Top four things to watch for from the Canadian Labour Congress Convention

Photo: flickr/dominique cappronnier

The Canadian Labour Congress Convention happens only once every three years. It is a rare opportunity for the house of labour to find itself together under one roof.

The CLC Convention kicks off today in Montreal and this year may be one of the most memorable yet. Here are four reasons to keep your eye on the Montreal Convention Centre this week.

 

 

1. Defeating the Conservative agenda will be front and centre

Internally, it is reasonable to expect that labour will always have differences. But the movement as a whole will unify against Conservatives as quickly as Jason Kenney can write a tweet that gets him trouble.

This convention just happens to come the week after Ontario's NDP triggered an election.
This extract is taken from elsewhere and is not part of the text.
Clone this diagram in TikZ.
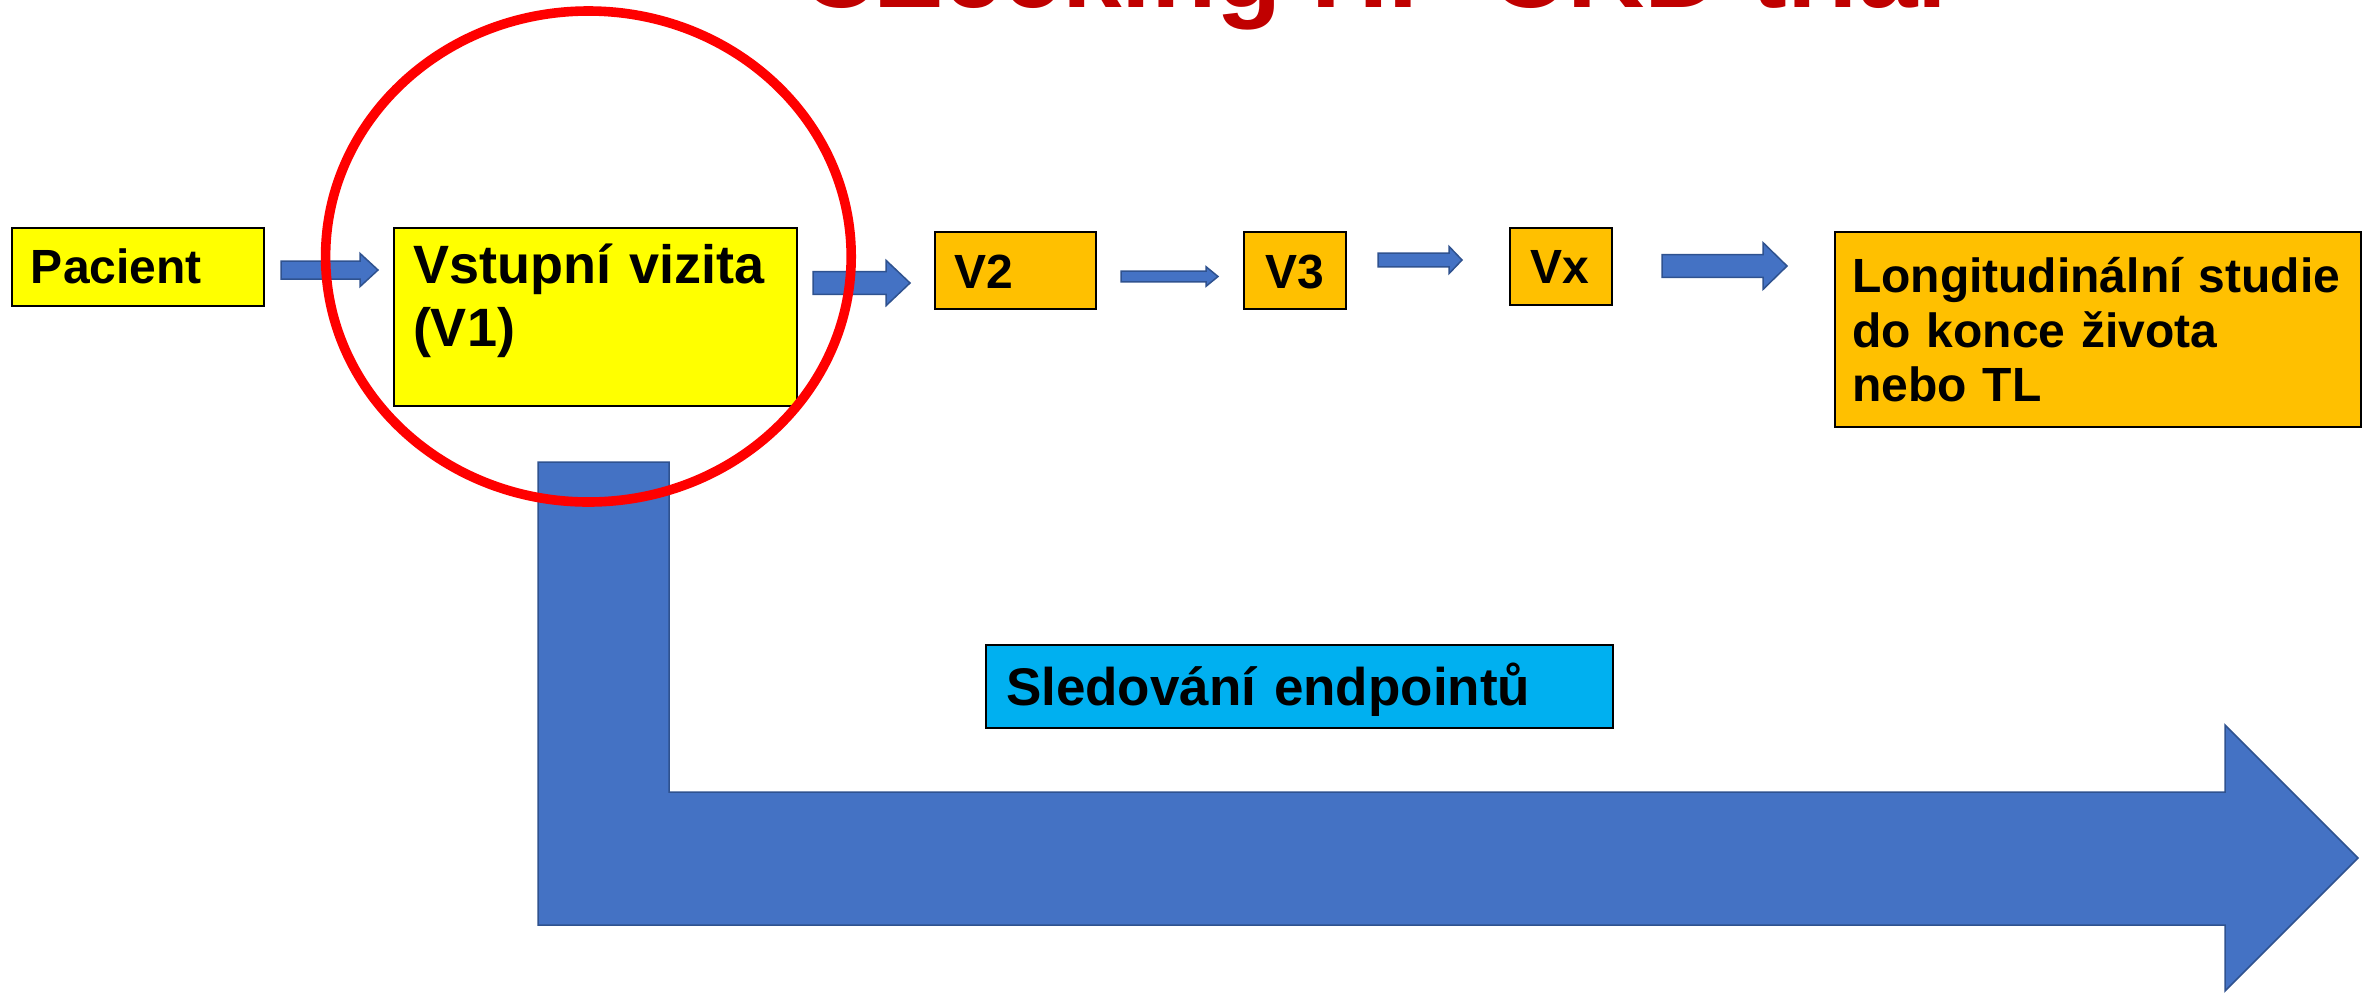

No unionist wants to see Tim Hudak get into office, despite the fact that he rescinded his position on right-to-work legislation.
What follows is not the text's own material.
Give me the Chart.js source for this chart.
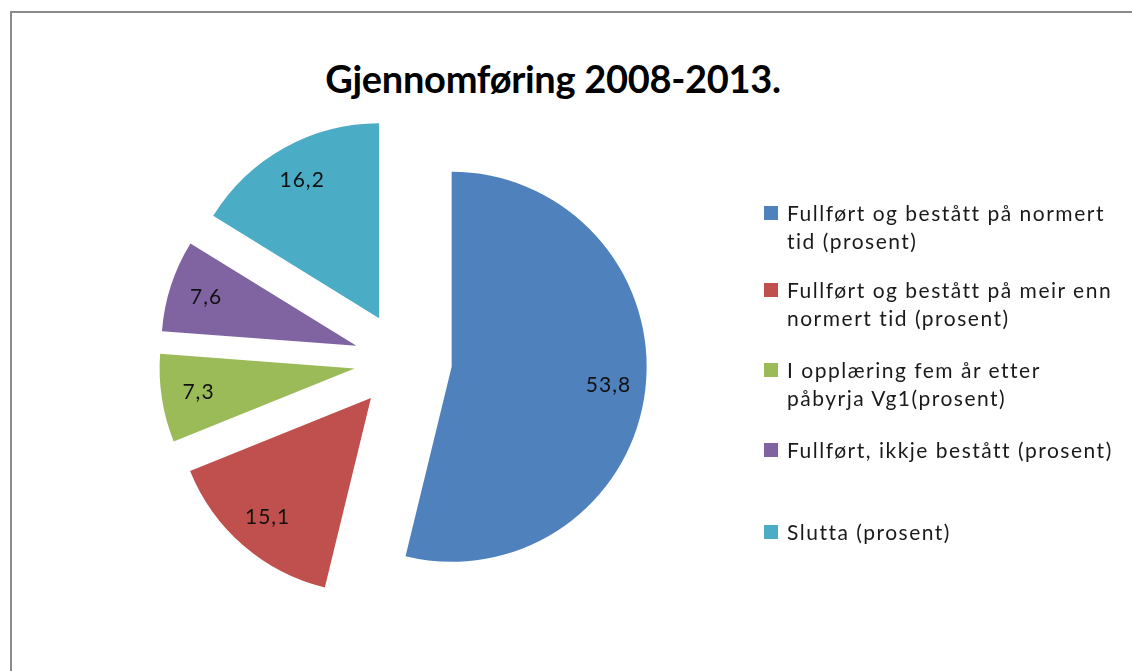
<!DOCTYPE html>
<html>
<head>
<meta charset="utf-8">
<script src="https://cdn.jsdelivr.net/npm/chart.js@4.4.0/dist/chart.umd.min.js"></script>
<style>
  html, body { margin: 0; padding: 0; background: #fff; }
  body { width: 1132px; height: 671px; position: relative; overflow: hidden; font-family: Lato, "Liberation Sans", sans-serif; }
  #frame { position: absolute; left: 10px; top: 11px; width: 1140px; height: 700px; border-left: 2px solid #8a8a8a; border-top: 2px solid #8a8a8a; box-sizing: border-box; }
  #c { position: absolute; left: 0; top: 0; }
  #title { position: absolute; left: 0; width: 1106px; top: 53px; text-align: center; font-weight: bold; font-size: 38px; color: #000; line-height: 50px; letter-spacing: -0.3px; }
  .lg { position: absolute; left: 764px; font-size: 21px; line-height: 28px; color: #1a1a1a; letter-spacing: 1.5px; }
  .lg .sw { position: absolute; left: 0; top: 7px; width: 14px; height: 14px; }
  .lg .tx { position: absolute; left: 23px; white-space: nowrap; }
</style>
</head>
<body>
<div id="frame"></div>
<div id="title">Gjennomføring 2008-2013.</div>
<canvas id="c" width="1132" height="671"></canvas>
<div id="legend"></div>
<script>
// ---- data ----
const categories = [
  "Fullført og bestått på normert tid (prosent)",
  "Fullført og bestått på meir enn normert tid (prosent)",
  "I opplæring fem år etter påbyrja Vg1(prosent)",
  "Fullført, ikkje bestått (prosent)",
  "Slutta (prosent)"
];
const legendLines = [
  ["Fullført og bestått på normert", "tid (prosent)"],
  ["Fullført og bestått på meir enn", "normert tid (prosent)"],
  ["I opplæring fem år etter", "påbyrja Vg1(prosent)"],
  ["Fullført, ikkje bestått (prosent)"],
  ["Slutta (prosent)"]
];
const values = [53.8, 15.1, 7.3, 7.6, 16.2];
const colors = ["#4F81BD", "#C0504D", "#9BBB59", "#8064A2", "#4BACC6"];

// ---- styling constants ----
const EXPLODE = 49;
const LABEL_FRAC = 0.81;
const legendTops = [199, 276, 356, 436, 518];

// legend (HTML text)
const lg = document.getElementById('legend');
legendLines.forEach((lines, i) => {
  const d = document.createElement('div');
  d.className = 'lg';
  d.style.top = legendTops[i] + 'px';
  const sw = document.createElement('div');
  sw.className = 'sw';
  sw.style.background = colors[i];
  const tx = document.createElement('div');
  tx.className = 'tx';
  tx.innerHTML = lines.join('<br>');
  d.appendChild(sw); d.appendChild(tx);
  lg.appendChild(d);
});

const explodePlugin = {
  id: 'explode',
  afterDatasetUpdate(chart, args) {
    args.meta.data.forEach(arc => {
      const mid = (arc.startAngle + arc.endAngle) / 2;
      arc.x += Math.cos(mid) * EXPLODE;
      arc.y += Math.sin(mid) * EXPLODE;
    });
  }
};

const labelPlugin = {
  id: 'sliceLabels',
  afterDatasetsDraw(chart) {
    const ctx = chart.ctx;
    const meta = chart.getDatasetMeta(0);
    ctx.save();
    ctx.fillStyle = '#111';
    ctx.font = '21px Lato, "Liberation Sans", sans-serif';
    if ('letterSpacing' in ctx) ctx.letterSpacing = '1px';
    ctx.textAlign = 'center';
    ctx.textBaseline = 'middle';
    meta.data.forEach((arc, i) => {
      const mid = (arc.startAngle + arc.endAngle) / 2;
      const r = arc.outerRadius * LABEL_FRAC;
      const x = arc.x + Math.cos(mid) * r;
      const y = arc.y + Math.sin(mid) * r;
      ctx.fillText(values[i].toFixed(1).replace('.', ','), x, y);
    });
    ctx.restore();
  }
};

new Chart(document.getElementById('c'), {
  type: 'pie',
  data: {
    labels: categories,
    datasets: [{
      data: values,
      backgroundColor: colors,
      borderWidth: 0
    }]
  },
  options: {
    responsive: false,
    animation: false,
    layout: { padding: { left: 208, right: 534, top: 166, bottom: 115 } },
    plugins: {
      legend: { display: false },
      title: { display: false },
      tooltip: { enabled: false }
    }
  },
  plugins: [explodePlugin, labelPlugin]
});
</script>
</body>
</html>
Also, the national executive board elected at this convention will be in place during the federal election in 2015. Ensuring Harper doesn't cruise to another majority is going to be a key issue for any labour activist with a pulse.  Defeating Harper will require the development of a strategy to educate people on the issues, get them out to the voting booths, and to counter Conservative voter suppression techniques.

 

2. Young people will take centre stage

The plight of young people has become a key issue for the labour movement and many unions are addressing this issue internally, recognizing the fact that they need to engage the Girls generation if they want to stop the decline in union density.
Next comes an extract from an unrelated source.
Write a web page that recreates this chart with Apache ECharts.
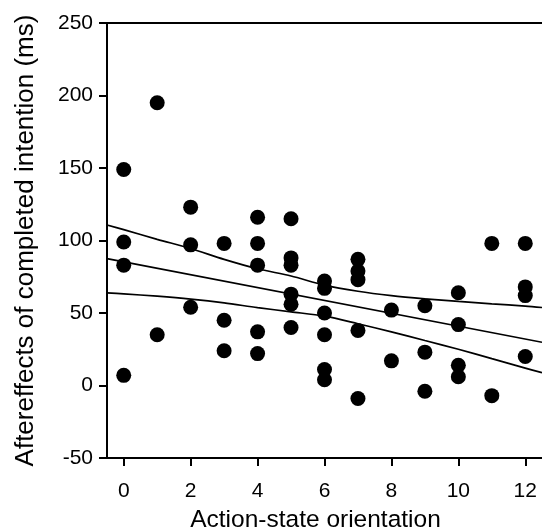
<!DOCTYPE html>
<html>
<head>
<meta charset="utf-8">
<script src="https://cdn.jsdelivr.net/npm/echarts@6/dist/echarts.min.js"></script>
<style>
  html, body { margin: 0; padding: 0; background: #fff; }
  #main { width: 542px; height: 532px; }
</style>
</head>
<body>
<div id="main"></div>
<script>
  // scatter points
  var pointX = [0, 0, 0, 0,
    1, 1,
    2, 2, 2,
    3, 3, 3,
    4, 4, 4, 4, 4,
    5, 5, 5, 5, 5, 5,
    6, 6, 6, 6, 6, 6,
    7, 7, 7, 7, 7,
    8, 8,
    9, 9, 9,
    10, 10, 10, 10,
    11, 11,
    12, 12, 12, 12];
  var pointY = [149, 99, 83, 7,
    195, 35,
    123, 97, 54,
    98, 45, 24,
    116, 98, 83, 37, 22,
    115, 88, 83, 63, 56, 40,
    72, 67, 50, 35, 11, 4,
    87, 79, 73, 38, -9,
    52, 17,
    55, 23, -4,
    64, 42, 14, 6,
    98, -7,
    98, 68, 62, 20];

  // regression line + confidence band
  var fitX = [-0.5, 12.5];
  var fitY = [87.5, 29.8];
  var bandX = [-0.5, 0, 1, 2, 3, 4, 5, 6, 7, 8, 9, 10, 11, 12, 12.5];
  var bandUpper = [110.7, 107.5, 100.8, 94.5, 87, 80.5, 75.5, 69.2, 65, 62, 59.8, 58, 56.3, 54.8, 53.8];
  var bandLower = [63.9, 63.2, 61.6, 59.6, 57, 53.7, 50.8, 47.8, 42.6, 37, 31, 25, 18.5, 12, 8.8];

  var xTicks = [0, 2, 4, 6, 8, 10, 12];

  function pairs(xs, ys) {
    return xs.map(function (x, i) { return [x, ys[i]]; });
  }

  var font = 'Liberation Sans';
  var black = '#000';

  var myChart = echarts.init(document.getElementById('main'));
  myChart.setOption({
    animation: false,
    backgroundColor: '#fff',
    grid: {
      left: 107,
      right: 0,
      top: 23,
      bottom: 74,
      containLabel: false,
      outerBoundsMode: 'none'
    },
    xAxis: [{
      type: 'value',
      min: -0.5,
      max: 12.5,
      position: 'bottom',
      name: 'Action-state orientation',
      nameLocation: 'middle',
      nameGap: 50,
      nameTextStyle: {
        fontFamily: font,
        fontSize: 24.5,
        color: black,
        padding: [0, 18, 0, 0]
      },
      axisLine: {
        show: true,
        onZero: false,
        lineStyle: {color: black, width: 2}
      },
      axisTick: {
        show: true,
        customValues: xTicks,
        length: 8,
        lineStyle: {color: black, width: 2}
      },
      axisLabel: {
        customValues: xTicks,
        fontFamily: font,
        fontSize: 21,
        color: black,
        margin: 23
      },
      splitLine: {show: false}
    }, {
      type: 'value',
      min: -0.5,
      max: 12.5,
      position: 'top',
      axisLine: {
        show: true,
        onZero: false,
        lineStyle: {color: black, width: 2}
      },
      axisTick: {show: false},
      axisLabel: {show: false},
      splitLine: {show: false}
    }],
    yAxis: {
      type: 'value',
      min: -50,
      max: 250,
      interval: 50,
      name: 'Aftereffects of completed intention (ms)',
      nameLocation: 'middle',
      nameGap: 68,
      nameTextStyle: {
        fontFamily: font,
        fontSize: 26,
        color: black
      },
      axisLine: {
        show: true,
        onZero: false,
        lineStyle: {color: black, width: 2}
      },
      axisTick: {
        show: true,
        length: 8,
        lineStyle: {color: black, width: 2}
      },
      axisLabel: {
        fontFamily: font,
        fontSize: 21,
        color: black,
        margin: 14
      },
      splitLine: {show: false}
    },
    series: [{
      type: 'line',
      data: pairs(bandX, bandUpper),
      smooth: 0.3,
      showSymbol: false,
      lineStyle: {color: black, width: 1.7}
    }, {
      type: 'line',
      data: pairs(fitX, fitY),
      showSymbol: false,
      lineStyle: {color: black, width: 1.7}
    }, {
      type: 'line',
      data: pairs(bandX, bandLower),
      smooth: 0.3,
      showSymbol: false,
      lineStyle: {color: black, width: 1.7}
    }, {
      type: 'scatter',
      data: pairs(pointX, pointY),
      symbolSize: 15,
      itemStyle: {color: black, opacity: 1}
    }]
  });
</script>
</body>
</html>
It is a work in progress. Unifor has pushed their community chapters as an option for precarious and young workers and ended their founding convention with a free concert featuring the band Stars. And CUPE has been at the forefront of news over the past year when it comes to young workers -- starting with a young candidate who ran against Paul Moist at their national convention, and generating much discussion.

So it should not be a surprise if the younger crowd ensures they're part of the agenda by stepping up to the mic and through their votes for the next president.

 

3. A tough race for the presidency

Election season is heating up in the house of labour. Ken Georgetti, who has run unopposed since 2005, faces two opponents who haven't been pulling any punches in their campaigns.

An open letter from current CLC Executive Vice-President Marie Clarke Walker alleging abuse is unprecedented and noteworthy. It will be interesting to see what impact this has on the election, which this week.

 

4. A new direction for the labour movement

The one thing all three of the presidential candidates agree on is this: the 2014 CLC Convention comes at a watershed moment for the labour movement.

Union density is declining. The public image of unions is being warped by the corporate and conservative agenda.

The next president must be ready to take on these challenges, both internally and in the broader community.